THE BLOG
05/02/2008 03:53 pm ET | Updated May 25, 2011

Call Me Irresponsible

The song "Call Me Irresponsible" was written in 1962 by Jimmy Van Husen and Sammy Cahn for Judy Garland to sing at a CBS dinner to celebrate her upcoming variety show and to poke fun at herself for being flaky. Later that year Frank Sinatra recorded it for his "Sinatra's Sinatra" album and it became one of Old Blue Eyes' biggest hits.

I claim to "write about the media -- the good, the bad, and the irresponsibly ugly." But being ugly and irresponsible depends on what you stand for and where you sit.

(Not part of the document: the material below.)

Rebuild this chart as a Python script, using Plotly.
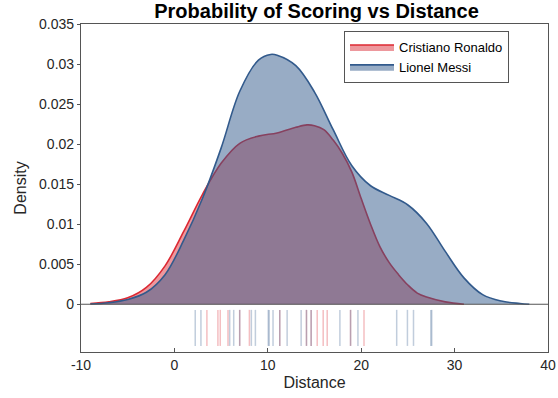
import plotly.graph_objects as go

# Density curves
ronaldo_x = [-9, -7, -5, -3, -1, 1, 3, 5, 7, 9, 11, 13, 14.2, 15, 16, 17, 18, 19, 20, 21, 22, 23, 24, 25, 26, 27, 29, 31]
ronaldo_y = [0.0001, 0.0003, 0.0008, 0.0021, 0.0048, 0.0091, 0.0137, 0.0176, 0.0201, 0.0210, 0.0214, 0.0221, 0.0224, 0.0223, 0.0218, 0.0205, 0.0188, 0.0165, 0.0132, 0.0100, 0.0072, 0.0052, 0.0037, 0.0024, 0.0014, 0.0009, 0.0003, 0.0]

messi_x = [-9, -7, -5, -3, -1, 1, 3, 5, 7, 9, 10.3, 11, 13, 15, 17, 19, 21, 23, 25, 27, 29, 31, 33, 35, 37, 38]
messi_y = [0.00003, 0.0002, 0.0006, 0.0015, 0.0037, 0.0080, 0.0132, 0.0195, 0.0266, 0.0305, 0.0312, 0.0311, 0.0298, 0.0265, 0.0218, 0.0173, 0.0148, 0.0136, 0.0124, 0.0101, 0.0066, 0.0033, 0.0012, 0.0004, 0.0001, 0.0]

# Shot distances (rug)
ronaldo_shots = [3.48, 4.66, 4.91, 5.74, 6.99, 8.03, 11.28, 14.14, 14.64, 15.29, 15.93, 16.36, 18.86, 20.3]
messi_shots = [2.23, 2.84, 5.92, 6.35, 6.99, 8.24, 8.67, 10.05, 10.15, 10.56, 11.28, 12.07, 13.57, 14.14,
               14.64, 17.72, 18.86, 19.65, 23.8, 24.95, 25.6, 27.45, 27.55]

x_ticks = [-10, 0, 10, 20, 30, 40]
x_tick_text = ["-10", "0", "10", "20", "30", "40"]
y_ticks = [0, 0.005, 0.01, 0.015, 0.02, 0.025, 0.03, 0.035]
y_tick_text = ["0", "0.005", "0.01", "0.015", "0.02", "0.025", "0.03", "0.035"]

names = ["Cristiano Ronaldo", "Lionel Messi"]
line_colors = ["rgb(220,40,50)", "rgb(50,90,140)"]
fill_colors = ["rgba(220,50,60,0.5)", "rgba(50,90,140,0.5)"]
rug_colors = ["rgba(220,40,50,0.3)", "rgba(50,90,140,0.3)"]

RUG_TOP, RUG_BOT = -0.0007, -0.0052

fig = go.Figure()

for name, xs, ys, lc, fc in zip(names, [ronaldo_x, messi_x], [ronaldo_y, messi_y], line_colors, fill_colors):
    fig.add_trace(go.Scatter(x=xs, y=ys, mode="lines", name=name, fill="tozeroy",
                             fillcolor=fc, line=dict(color=lc, width=1.6, shape="spline", smoothing=1.0)))

for shots, rc in zip([ronaldo_shots, messi_shots], rug_colors):
    rx, ry = [], []
    for s in shots:
        rx += [s, s, None]
        ry += [RUG_TOP, RUG_BOT, None]
    fig.add_trace(go.Scatter(x=rx, y=ry, mode="lines", showlegend=False, hoverinfo="skip",
                             line=dict(color=rc, width=1.5)))

axis_color = "rgb(85,85,85)"
font_color = "rgb(38,38,38)"

fig.add_shape(type="line", xref="paper", yref="y", x0=0, x1=1, y0=0, y1=0,
              line=dict(color=axis_color, width=1.2))

fig.update_layout(
    width=558, height=398,
    margin=dict(l=81, r=10, t=24, b=46, autoexpand=False),
    paper_bgcolor="white", plot_bgcolor="white",
    font=dict(family="Liberation Sans, Arial", size=14, color=font_color),
    title=dict(text="<b>Probability of Scoring vs Distance</b>", x=316.5 / 558, xanchor="center",
               xref="container", yref="container",
               y=1 - 11 / 398, yanchor="middle", font=dict(size=20, color="black")),
    showlegend=True,
    legend=dict(x=(344 - 81) / 467, xanchor="left", y=1 - (31 - 24) / 328, yanchor="top",
                bgcolor="white", bordercolor=axis_color, borderwidth=1,
                font=dict(size=13, color="black"), tracegroupgap=0,
                itemwidth=44),
)

fig.update_xaxes(range=[-10, 40], tickvals=x_ticks, ticktext=x_tick_text, showgrid=False, zeroline=False,
                 automargin=False,
                 showline=True, linecolor=axis_color, linewidth=1.2, mirror=True,
                 ticks="inside", ticklen=4, tickcolor=axis_color,
                 title=dict(text="Distance", font=dict(size=16), standoff=4))
fig.update_yaxes(range=[-0.00596, 0.035], tickvals=y_ticks, ticktext=y_tick_text,
                 showgrid=False, zeroline=False, automargin=False,
                 showline=True, linecolor=axis_color, linewidth=1.2, mirror=True,
                 ticks="outside", ticklen=3, tickcolor=axis_color,
                 title=dict(text="Density", font=dict(size=16), standoff=8))

fig.write_html("out.html", config={"displayModeBar": False},
               post_script="document.body.style.margin='0px';")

I was proud to have worked at CBS in the glory days of CBS News in the late 1960s and early 1970s and for NBC in the middle and late 1970s when Julian Goodman, former head of NBC News, was Chairman of NBC, then owned by RCA. I believed that broadcasting was about serving a community's and the public "interest, convenience, and necessity" -- it was a public trust first and profits are what allowed a broadcasting company to survive, thrive, and serve. When I was the general manager of radio stations, I believed that entertainment programming (primarily music) was a confectionery topping that made the medicine of news and editorials palatable -- yes, we did editorials in those days and even endorsed candidates for local office (CBS and NBC were too timid to let the general managers endorse candidates for national office).

Starting in the late 1980s I was proud to teach for 10 years at the University of Missouri School of Journalism, the country's first journalism school. I taught management, sales, and media economics courses that emphasized the concept that the goal of management and sales was to deliver revenue and profits in order to sustain the media's mission as a public trust and serve as a vitally important vehicle for informing the polity so it could make good decisions about its government and its leaders -- to protect our democracy, in other words.

Thus, for the media to be responsible, it meant that it must keep the public reliably informed about important issues, in my public-trust view.

But in the 1980s, the media industry was invaded by MBAs who were taught in America's graduate business schools that they were primarily responsible to media owners, stockholders, to maximize their wealth -- to maximize shareholder value. Agency theory and free market theory posted that managers were surrogates for stockholders, and that self-interest, as opposed to public interest, was proper because it lead to market efficiency.

These theories led to deregulation of the media, manager greed, disastrous mergers, conglomeration, unconscionably astronomical media executive pay, and celebrity news -- to news as porn.

Thus, for the media to be responsible, it means that it must maximize the wealth of media executives and faceless institutional investors -- the public be damned -- in the maximize-shareholder-value view. Or, as Marie Antoinette was incorrectly attributed as saying, "let them eat cake." Or, as CBS CEO Les Moonves might say, "Let them watch 'Survivor.'"

So, who's irresponsible, the public-trust-first (PTF) people or the maximize-shareholder-value-first (MSVF) people? You know who's right, but the MSVF people are winning and will continue to win as long as you watch television -- the biggest offender.

Turn off your TVs and click on ads on The Huffington Post or JackMeyers.com, ad-supported websites where this blog appears, so that advertisers will know that in order to reach a very smart, well-educated, group of gorgeous people with high incomes, they have to buy advertising on sites that appeal to us.